__What is being asked__. Give the material once more, word for word, without any images.

__Dataset content__.
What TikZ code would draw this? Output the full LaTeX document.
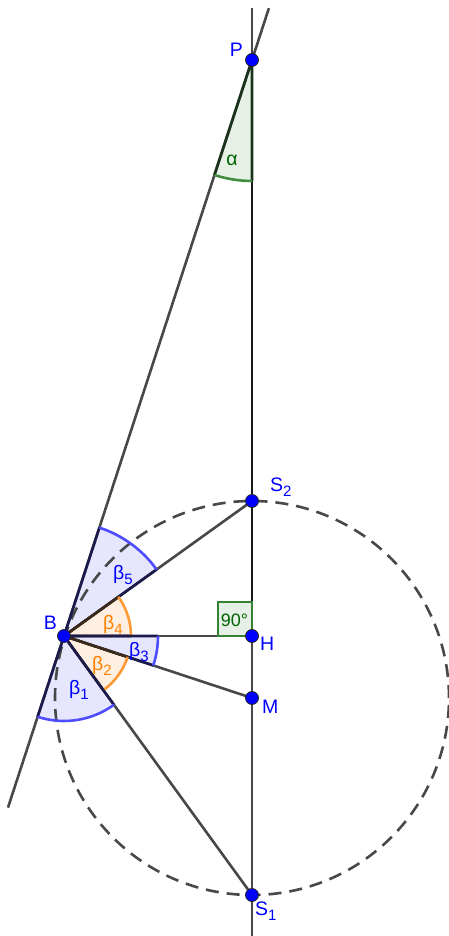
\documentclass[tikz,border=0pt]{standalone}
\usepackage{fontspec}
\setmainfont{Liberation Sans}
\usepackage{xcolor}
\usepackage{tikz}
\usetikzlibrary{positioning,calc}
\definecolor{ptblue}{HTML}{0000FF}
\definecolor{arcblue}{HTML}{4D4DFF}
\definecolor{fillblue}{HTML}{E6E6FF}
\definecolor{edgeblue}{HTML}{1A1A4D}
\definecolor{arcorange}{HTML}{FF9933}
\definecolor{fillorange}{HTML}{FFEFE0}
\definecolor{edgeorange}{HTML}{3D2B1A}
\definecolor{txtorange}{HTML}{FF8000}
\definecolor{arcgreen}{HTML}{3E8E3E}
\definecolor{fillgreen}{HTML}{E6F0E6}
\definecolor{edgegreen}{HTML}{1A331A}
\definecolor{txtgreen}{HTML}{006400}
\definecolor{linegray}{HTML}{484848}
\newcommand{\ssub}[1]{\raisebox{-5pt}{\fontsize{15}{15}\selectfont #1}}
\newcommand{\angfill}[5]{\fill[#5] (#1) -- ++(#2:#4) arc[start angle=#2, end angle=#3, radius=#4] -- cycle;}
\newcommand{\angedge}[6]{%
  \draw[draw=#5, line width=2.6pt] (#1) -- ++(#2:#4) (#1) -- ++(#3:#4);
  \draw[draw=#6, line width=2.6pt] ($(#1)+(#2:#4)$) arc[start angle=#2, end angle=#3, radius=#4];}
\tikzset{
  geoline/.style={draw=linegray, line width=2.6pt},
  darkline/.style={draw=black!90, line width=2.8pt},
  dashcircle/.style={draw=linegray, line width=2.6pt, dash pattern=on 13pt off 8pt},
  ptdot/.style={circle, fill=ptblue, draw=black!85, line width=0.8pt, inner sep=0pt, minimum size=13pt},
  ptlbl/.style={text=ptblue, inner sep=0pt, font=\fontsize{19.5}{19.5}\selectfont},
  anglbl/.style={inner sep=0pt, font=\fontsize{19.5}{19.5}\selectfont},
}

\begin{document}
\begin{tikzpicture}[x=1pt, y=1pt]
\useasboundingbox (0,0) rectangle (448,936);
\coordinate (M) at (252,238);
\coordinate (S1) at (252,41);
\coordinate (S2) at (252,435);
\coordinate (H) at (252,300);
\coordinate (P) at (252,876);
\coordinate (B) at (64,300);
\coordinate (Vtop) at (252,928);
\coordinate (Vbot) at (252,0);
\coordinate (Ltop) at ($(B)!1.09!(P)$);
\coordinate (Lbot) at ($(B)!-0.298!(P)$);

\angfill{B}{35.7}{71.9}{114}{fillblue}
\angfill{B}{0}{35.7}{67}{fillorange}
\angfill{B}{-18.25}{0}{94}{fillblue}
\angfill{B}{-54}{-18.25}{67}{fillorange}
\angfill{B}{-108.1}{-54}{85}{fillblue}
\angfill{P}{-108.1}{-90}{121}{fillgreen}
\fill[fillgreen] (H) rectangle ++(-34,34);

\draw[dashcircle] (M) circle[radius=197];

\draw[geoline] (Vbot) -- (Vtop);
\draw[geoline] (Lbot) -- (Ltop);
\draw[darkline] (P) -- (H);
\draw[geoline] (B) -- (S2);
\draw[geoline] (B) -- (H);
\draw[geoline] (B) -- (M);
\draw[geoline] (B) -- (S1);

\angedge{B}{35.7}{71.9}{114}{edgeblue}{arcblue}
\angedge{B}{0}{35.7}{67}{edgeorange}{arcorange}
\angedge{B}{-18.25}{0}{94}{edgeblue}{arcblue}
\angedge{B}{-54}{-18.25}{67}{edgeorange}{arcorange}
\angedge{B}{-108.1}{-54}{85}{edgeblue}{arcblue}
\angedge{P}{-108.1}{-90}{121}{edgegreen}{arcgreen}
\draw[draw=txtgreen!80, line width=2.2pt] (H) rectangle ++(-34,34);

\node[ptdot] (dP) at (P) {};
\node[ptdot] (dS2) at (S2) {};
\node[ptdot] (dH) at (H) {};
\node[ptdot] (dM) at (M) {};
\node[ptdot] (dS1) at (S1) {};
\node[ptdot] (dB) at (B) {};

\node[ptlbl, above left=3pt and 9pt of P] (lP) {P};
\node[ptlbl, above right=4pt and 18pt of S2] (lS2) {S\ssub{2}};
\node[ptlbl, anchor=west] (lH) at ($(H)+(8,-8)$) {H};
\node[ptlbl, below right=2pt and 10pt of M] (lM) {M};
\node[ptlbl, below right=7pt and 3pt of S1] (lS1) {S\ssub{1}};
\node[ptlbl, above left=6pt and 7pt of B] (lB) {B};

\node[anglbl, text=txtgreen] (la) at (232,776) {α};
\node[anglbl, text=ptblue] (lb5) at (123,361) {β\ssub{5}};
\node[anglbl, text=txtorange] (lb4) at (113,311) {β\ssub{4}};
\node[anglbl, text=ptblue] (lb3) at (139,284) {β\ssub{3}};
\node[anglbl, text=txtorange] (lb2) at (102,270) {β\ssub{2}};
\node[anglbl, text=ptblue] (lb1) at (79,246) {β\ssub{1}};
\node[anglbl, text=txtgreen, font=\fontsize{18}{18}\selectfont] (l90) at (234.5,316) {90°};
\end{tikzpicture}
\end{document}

__Response__.
What TikZ code would draw this? Output the full LaTeX document.
\documentclass[tikz,border=0pt]{standalone}
\usepackage{fontspec}
\setmainfont{Liberation Sans}
\usepackage{xcolor}
\usepackage{tikz}
\usetikzlibrary{positioning,calc}
\definecolor{ptblue}{HTML}{0000FF}
\definecolor{arcblue}{HTML}{4D4DFF}
\definecolor{fillblue}{HTML}{E6E6FF}
\definecolor{edgeblue}{HTML}{1A1A4D}
\definecolor{arcorange}{HTML}{FF9933}
\definecolor{fillorange}{HTML}{FFEFE0}
\definecolor{edgeorange}{HTML}{3D2B1A}
\definecolor{txtorange}{HTML}{FF8000}
\definecolor{arcgreen}{HTML}{3E8E3E}
\definecolor{fillgreen}{HTML}{E6F0E6}
\definecolor{edgegreen}{HTML}{1A331A}
\definecolor{txtgreen}{HTML}{006400}
\definecolor{linegray}{HTML}{484848}
\newcommand{\ssub}[1]{\raisebox{-5pt}{\fontsize{15}{15}\selectfont #1}}
\newcommand{\angfill}[5]{\fill[#5] (#1) -- ++(#2:#4) arc[start angle=#2, end angle=#3, radius=#4] -- cycle;}
\newcommand{\angedge}[6]{%
  \draw[draw=#5, line width=2.6pt] (#1) -- ++(#2:#4) (#1) -- ++(#3:#4);
  \draw[draw=#6, line width=2.6pt] ($(#1)+(#2:#4)$) arc[start angle=#2, end angle=#3, radius=#4];}
\tikzset{
  geoline/.style={draw=linegray, line width=2.6pt},
  darkline/.style={draw=black!90, line width=2.8pt},
  dashcircle/.style={draw=linegray, line width=2.6pt, dash pattern=on 13pt off 8pt},
  ptdot/.style={circle, fill=ptblue, draw=black!85, line width=0.8pt, inner sep=0pt, minimum size=13pt},
  ptlbl/.style={text=ptblue, inner sep=0pt, font=\fontsize{19.5}{19.5}\selectfont},
  anglbl/.style={inner sep=0pt, font=\fontsize{19.5}{19.5}\selectfont},
}

\begin{document}
\begin{tikzpicture}[x=1pt, y=1pt]
\useasboundingbox (0,0) rectangle (448,936);
\coordinate (M) at (252,238);
\coordinate (S1) at (252,41);
\coordinate (S2) at (252,435);
\coordinate (H) at (252,300);
\coordinate (P) at (252,876);
\coordinate (B) at (64,300);
\coordinate (Vtop) at (252,928);
\coordinate (Vbot) at (252,0);
\coordinate (Ltop) at ($(B)!1.09!(P)$);
\coordinate (Lbot) at ($(B)!-0.298!(P)$);

\angfill{B}{35.7}{71.9}{114}{fillblue}
\angfill{B}{0}{35.7}{67}{fillorange}
\angfill{B}{-18.25}{0}{94}{fillblue}
\angfill{B}{-54}{-18.25}{67}{fillorange}
\angfill{B}{-108.1}{-54}{85}{fillblue}
\angfill{P}{-108.1}{-90}{121}{fillgreen}
\fill[fillgreen] (H) rectangle ++(-34,34);

\draw[dashcircle] (M) circle[radius=197];

\draw[geoline] (Vbot) -- (Vtop);
\draw[geoline] (Lbot) -- (Ltop);
\draw[darkline] (P) -- (H);
\draw[geoline] (B) -- (S2);
\draw[geoline] (B) -- (H);
\draw[geoline] (B) -- (M);
\draw[geoline] (B) -- (S1);

\angedge{B}{35.7}{71.9}{114}{edgeblue}{arcblue}
\angedge{B}{0}{35.7}{67}{edgeorange}{arcorange}
\angedge{B}{-18.25}{0}{94}{edgeblue}{arcblue}
\angedge{B}{-54}{-18.25}{67}{edgeorange}{arcorange}
\angedge{B}{-108.1}{-54}{85}{edgeblue}{arcblue}
\angedge{P}{-108.1}{-90}{121}{edgegreen}{arcgreen}
\draw[draw=txtgreen!80, line width=2.2pt] (H) rectangle ++(-34,34);

\node[ptdot] (dP) at (P) {};
\node[ptdot] (dS2) at (S2) {};
\node[ptdot] (dH) at (H) {};
\node[ptdot] (dM) at (M) {};
\node[ptdot] (dS1) at (S1) {};
\node[ptdot] (dB) at (B) {};

\node[ptlbl, above left=3pt and 9pt of P] (lP) {P};
\node[ptlbl, above right=4pt and 18pt of S2] (lS2) {S\ssub{2}};
\node[ptlbl, anchor=west] (lH) at ($(H)+(8,-8)$) {H};
\node[ptlbl, below right=2pt and 10pt of M] (lM) {M};
\node[ptlbl, below right=7pt and 3pt of S1] (lS1) {S\ssub{1}};
\node[ptlbl, above left=6pt and 7pt of B] (lB) {B};

\node[anglbl, text=txtgreen] (la) at (232,776) {α};
\node[anglbl, text=ptblue] (lb5) at (123,361) {β\ssub{5}};
\node[anglbl, text=txtorange] (lb4) at (113,311) {β\ssub{4}};
\node[anglbl, text=ptblue] (lb3) at (139,284) {β\ssub{3}};
\node[anglbl, text=txtorange] (lb2) at (102,270) {β\ssub{2}};
\node[anglbl, text=ptblue] (lb1) at (79,246) {β\ssub{1}};
\node[anglbl, text=txtgreen, font=\fontsize{18}{18}\selectfont] (l90) at (234.5,316) {90°};
\end{tikzpicture}
\end{document}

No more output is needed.